In his article “Microsoft has nowhere to go but up in cloud market”, Robert Mullins examines BTC Logic’s cloud computing ranking report. As part of the cloud computing ecosystem, Microsoft could take a leadership role through cloud technology, to help the enterprise CIO understand their unit costs, and supporting how best to allocate costs across business lines. As a major player, they could support the revitalization of unit costing in data center management.
In a recent discussion with a top 10 cloud management company, the chief marketing officer mentioned a major sales challenge: getting the enterprise CIO to articulate their current cost of providing services. “It is hard to show the dramatic benefits of cloud computing when the customer has no clue what they are currently spending and for what.”

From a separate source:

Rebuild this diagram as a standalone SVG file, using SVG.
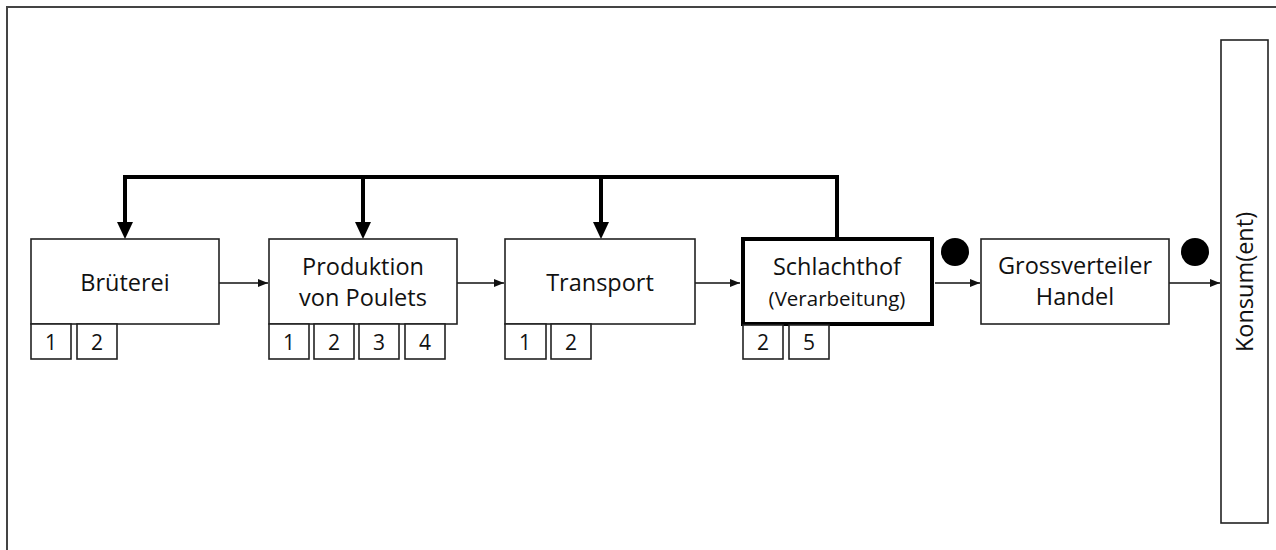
<svg xmlns="http://www.w3.org/2000/svg" width="1276" height="550" viewBox="0 0 1276 550">
<style>
.box{fill:#fff;stroke:#222;stroke-width:1.6}
.thick{fill:#fff;stroke:#000;stroke-width:4}
.t{font-family:"Open Sans","Liberation Sans",sans-serif;font-size:23.5px;fill:#111;text-anchor:middle}
.s{font-family:"Open Sans","Liberation Sans",sans-serif;font-size:20.5px;fill:#111;text-anchor:middle}
.n{font-family:"Open Sans","Liberation Sans",sans-serif;font-size:21px;fill:#111;text-anchor:middle}
.thin{fill:none;stroke:#111;stroke-width:1.6}
.fb{fill:none;stroke:#000;stroke-width:4}
</style>
<defs>
<marker id="a" markerWidth="10" markerHeight="8" refX="10" refY="4" orient="auto" markerUnits="userSpaceOnUse"><path d="M0,0 L10,4 L0,8 Z" fill="#111"/></marker>
</defs>
<g id="frame"><path d="M7,550 L7,7 L1276,7" fill="none" stroke="#444" stroke-width="2"/></g>
<g id="connectors">
<path class="fb" d="M837,238 L837,177 L125,177 L125,223"/>
<path class="fb" d="M363,177 L363,223"/>
<path class="fb" d="M601,177 L601,223"/>
<path d="M117,222 L125,239 L133,222 Z" fill="#000"/>
<path d="M355,222 L363,239 L371,222 Z" fill="#000"/>
<path d="M593,222 L601,239 L609,222 Z" fill="#000"/>
<line class="thin" x1="219" y1="283" x2="268" y2="283" marker-end="url(#a)"/>
<line class="thin" x1="457" y1="283" x2="504" y2="283" marker-end="url(#a)"/>
<line class="thin" x1="695" y1="283" x2="740" y2="283" marker-end="url(#a)"/>
<line class="thin" x1="935" y1="283" x2="980" y2="283" marker-end="url(#a)"/>
<line class="thin" x1="1169" y1="283" x2="1220" y2="283" marker-end="url(#a)"/>
</g>
<g id="brueterei">
<rect class="box" x="31" y="239" width="188" height="85"/>
<text class="t" x="125" y="291">Brüterei</text>
<rect class="box" x="31" y="324" width="40" height="35"/><text class="n" x="51" y="350">1</text>
<rect class="box" x="77" y="324" width="40" height="35"/><text class="n" x="97" y="350">2</text>
</g>
<g id="produktion">
<rect class="box" x="269" y="239" width="188" height="85"/>
<text class="t" x="363" y="275">Produktion</text>
<text class="t" x="363" y="306">von Poulets</text>
<rect class="box" x="269" y="324" width="40" height="35"/><text class="n" x="289" y="350">1</text>
<rect class="box" x="314" y="324" width="40" height="35"/><text class="n" x="334" y="350">2</text>
<rect class="box" x="359" y="324" width="40" height="35"/><text class="n" x="379" y="350">3</text>
<rect class="box" x="405" y="324" width="40" height="35"/><text class="n" x="425" y="350">4</text>
</g>
<g id="transport">
<rect class="box" x="505" y="239" width="190" height="85"/>
<text class="t" x="600" y="291">Transport</text>
<rect class="box" x="505" y="324" width="41" height="35"/><text class="n" x="525" y="350">1</text>
<rect class="box" x="551" y="324" width="40" height="35"/><text class="n" x="571" y="350">2</text>
</g>
<g id="schlachthof">
<rect class="thick" x="743" y="239" width="189" height="85"/>
<text class="t" x="837" y="275">Schlachthof</text>
<text class="s" x="837" y="306">(Verarbeitung)</text>
<rect class="box" x="743" y="325" width="40" height="34"/><text class="n" x="763" y="350">2</text>
<rect class="box" x="789" y="325" width="40" height="34"/><text class="n" x="809" y="350">5</text>
</g>
<g id="dot1"><circle cx="955" cy="252" r="14" fill="#000"/></g>
<g id="grossverteiler">
<rect class="box" x="981" y="239" width="188" height="85"/>
<text class="t" x="1075" y="274">Grossverteiler</text>
<text class="t" x="1075" y="305">Handel</text>
</g>
<g id="dot2"><circle cx="1195" cy="252" r="14" fill="#000"/></g>
<g id="konsum">
<rect class="box" x="1221" y="40" width="47" height="483"/>
<text class="t" transform="translate(1253,282) rotate(-90)" x="0" y="0">Konsum(ent)</text>
</g>
</svg>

How do CIO’s manage and measure unit costs and allocate them across all business lines? The typical solution is a very complicated spreadsheet model, with major inputs consisting of budget/forecast dollars, some critical data center indices, some political / organizational hedging, and voila – a solution based on average costs and with little ability to provide insight and lots of opportunity to be challenged. In the end, out of necessity, it’s easier to create a single budget line for the IT and roll up all the costs to it, limiting clarity of resource consumption and often leading to server sprawl.
If you break down the current enterprise IT procurement process, the CIO needs to absorb and contain expenses in some sort of centralized ledger. Mixed together are such items as the costs of procuring hardware and software for core applications, corporate licensing agreements, managing core utilities and operating systems. The majority of shared components like employees, networking and storage are either absorbed as a shared cost or generally reported for chargeback purposes. Again, no insight into the unit costs.
Cloud computing can break this old model and can simplify cost measurement dramatically, simply by taking advantage of its unique properties and managing costs in a shared environment, including shared resources on the same server and providing specific resource services. Here is a new unit cost paradigm which requires support from major players, such as Microsoft. Potentially, the enterprise gets a new model with clear dynamic unit cost relationships between servers, applications, platform, infrastructure, network and users. This has tremendous benefits by actually measuring data center utilization. For the first time, CIO’s can work with businesses and make decisions about how to incrementally deploy resources and the businesses can clearly understand the associated costs of providing services.
As part of BTCLogic business practice, we spend time helping corporation understand the impact of this new model’s value proposition. Some of the benefits include:
- Manage multiple cost models that can account for actual usage, allocated resources, or customized fixed costs.
- Track resource utilization of all components by business, including CPU, memory, storage, storage I/O and network I/O.
- Can easily map to your organization’s structure and apply costs at the department or group level.
- Provide a robust reporting capability that lets you measure, analyze and share cost information with the rest of the organization
By putting together some basic cost metrics, the enterprise CIO can measure costs in a virtual environment and begin using the data to drive cost visibility and accountability in the datacenter; creating an outcome based model, and setting the stage for an effective discussions in the future. The data and analysis gathered and analyzed on costs will materially help, including being able to effectively manage expectations for higher and higher service levels from IT, showing the business how the potential cost impact of different options. When going into budget negotiations, the CIO will be able to quickly show where resources are over-utilized and how much it costs, and be able to make the case for resources – servers, storage, etc. – as they are needed.